Morgan Stanley crushed profit expectations on trading and investment banking results that exceeded analysts’ expectations.
The New York-based company said profit surged 39 percent to $2.44 billion in the second quarter from a year earlier, exceeding the $2 billion estimate of analysts surveyed by Thomson Reuters. Earnings per share of $1.30 exceeded the $1.11 estimate. Revenues climbed 12 percent to $10.6 billion, about $500 million more than analysts expected.
The shares climbed more than 3 percent in pre-market trading in New York.
In the bank’s equities division, the biggest on Wall Street, the firm delivered $2.5 billion in revenue on good performance across all products, especially financing, compared with the $2.29 billion estimate. It’s bond-trading department produced $1.4 billion, compared with the $1.29 billion estimate, on higher results in commodities and credit.
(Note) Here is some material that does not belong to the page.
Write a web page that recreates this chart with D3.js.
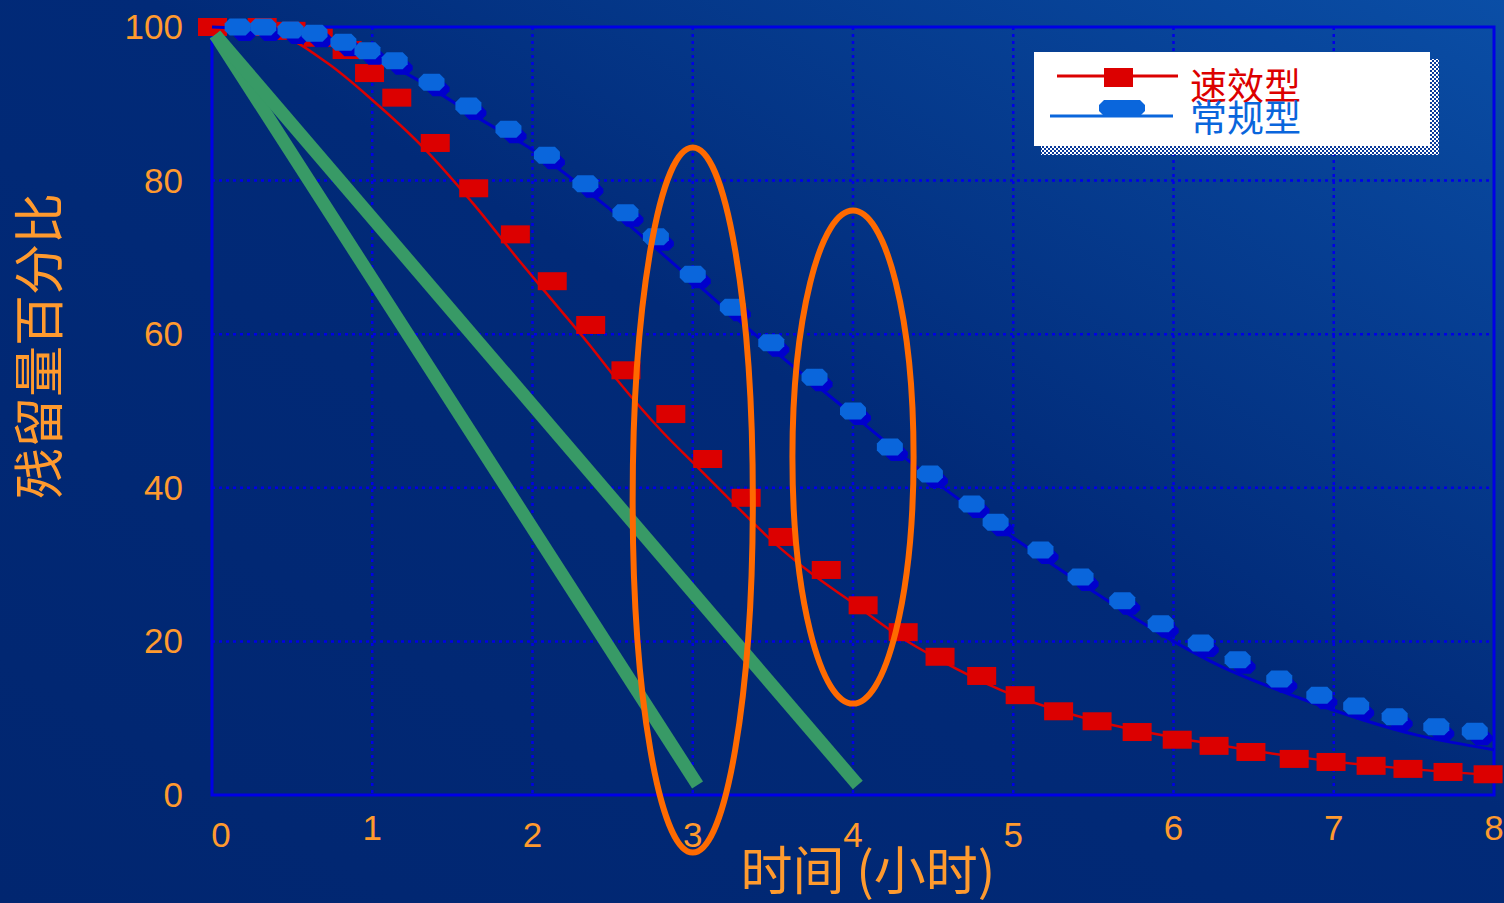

Investment banking, which includes deal advisory and stock and bond issuance, generated $1.7 billion in revenue, compared with the $1.54 billion estimate. The business exceeded expectations across deal-making and capital markets units, the bank said.
“We reported robust revenue and earnings growth this quarter with strength across all businesses and geographies,” Chief Executive Officer James Gorman said in a statement. “Our strong global franchise positions us well to continue to grow organically across each of our businesses and to deliver operating leverage.”
Still, revenues in wealth management and investment management were slightly below expectations. Wealth management produced $4.3 billion in revenue, compared to the $4.43 billion estimate, as the company said transactional revenues declined by almost 10 percent thanks to lower fixed income results. Investment management, the smallest of the firm’s three main divisions, generated $691 million in revenue, below the $707.9 million estimate.
Under Gorman, 59, Morgan Stanley has emphasized its wealth-management division, a far steadier business than trading operations. He has also overhauled its fixed-income business, moves that helped the firm eclipse rival Goldman Sachs in market capitalization earlier this year. The executive behind that bond-trading rebound, Ted Pick, was promoted this month to gain oversight of investment-banking activities.
The firm was forced last month to maintain its capital-return plans unchanged from last year after fumbling a key part of its annual stress test. The company said Wednesday that, as expected, it raised its quarterly dividend to 30 cents a share from 25 cents and authorized a $4.7 billion share buyback program, which is consistent with its 2017 plan. Morgan Stanley shares are down 6.2 percent this year before Wednesday, under-performing the KBW Bank Index, which is almost unchanged.